Wake up and smell the stale Coffee...
A fashionable looking structure is coming up in between Tapti and Sabarmati with workers working on it day and night. While those who have struggled to find out what that structure would be now know what it is, many may still be quite ignorant of it. Well, it is yet another representative of neo-liberal capitalism, the Swiss food company Nestle with its Nescafe outlet making its presence felt in the University campus. To this day, many such Multi-national Corporations (Group 4, Coke and others) with disgraceful track record have made their presence felt in the campus. Do we need to let yet another one in?
In a world where consumer interest and profit making matter more than any ethics that affirm life, it is necessary for an academic community like the one we live in to keep its conscience clear and try not be subsumed completely into the logic of capital. It is important to reflect on who Nestle is. On what he is doing to millions of infants, hundreds of thousands of children and many more thousands of workers to meet the demands of his greed.
According to World Health Organisation (WHO) estimates, 1.5 million infants die around the world because of the absence of breastfeeding and in places where water is unsafe for drinking a bottlefed infant is 25 times more likely to die than a breastfed infant. Because of this, in 1981 a marketing code was introduced to regulate the marketing of breastmilk substitute. Nestle up till this day has violated this code. It has been at the forefront promoting artificial infant feeding and discouraging breastfeeding. Free samples and supplies are given to health care institutions to promote artificial infant feeding and no clear notification is given about the harmful effects of artificial infant feeding and the benefits of breastfeeding. Many women from poor socio-economic backgrounds, especially of the developing countries are misled and misinformed, and many newborn infants die of malnutrition. It is Nestle that sentences their death.
Recently, Nestle has been making its way into the “Zero Hunger” programme of the Brazilian government to eliminate hunger by promoting and giving away free samples of powdered milk which of course doesn’t come close to breast milk in terms of nutrition.
Nestle along with the state machinery is notorious for its actions against the interests of the workers. In Colombia, with the help of the state, Nestle first denied the workers their yearly raise, health plan, education assistance, and compensation for dismissals, along with other rights. Then through “pressure, blackmail and terror” they took away the job security of the workers. According to the worker’s union SINAL TRAINAL Nestle “massacred the workers' ability to work and robbed them of their rights, but gave them a few miserable dollars so that they can die slowly in misery and squalor”. It is also characteristic of big corporate houses like Nestle to ally themselves with para-military troops and other armed groups to suppress worker’s unions and assassinate their leaders. This is the case in countries like Colombia and Philippines.
The biggest chocolate producers in the world like Nestle and Cadbury acquire their cocoa from the cocoa plantations of Africa, South East Asia and Latin America. Hundreds of thousands of children work in these plantations under extremely severe conditions. Most of these children are slaves who have been trafficked from outside the country and are subject to all kinds of torture and punishments. In Ivory Coast there is an estimated 200,000 children working on cocoa plantations of whom 15,000 are slaves. In Indonesia atleast 700,000 work in 350,000 hectares of family-owned cocoa plantations.

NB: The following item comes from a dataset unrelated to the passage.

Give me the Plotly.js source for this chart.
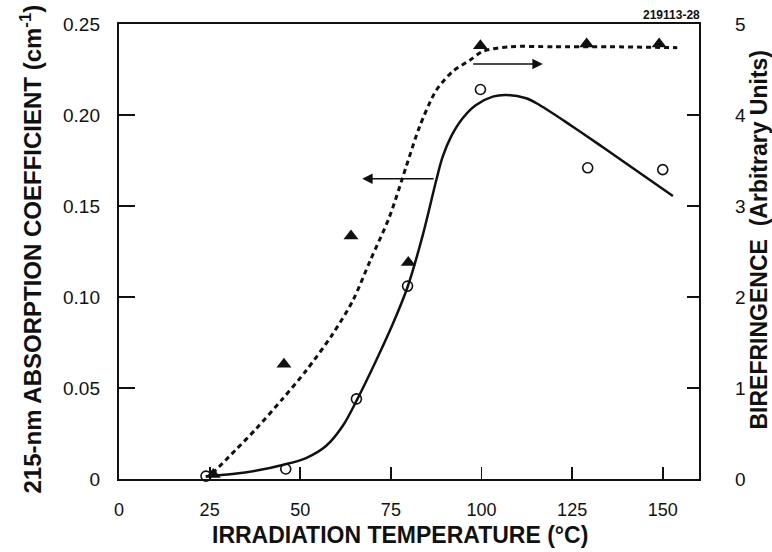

Even if we are promised good coffee, as critical, thinking human beings we have a moral responsibility. A moral responsibility to say that we refuse to compromise with those institutions that live as parasites on human life. Therefore it is necessary to raise one’s voice against Nestle. The JNU Student’s Union, which in rhetoric upholds a critical stand towards neo-liberalism, needs to show in practice if it will take a stand against the Nescafe outlet instead of initiating it and giving it a space in the campus. Let it be known that you may remain silent today but the tomorrow will judge you for your inaction.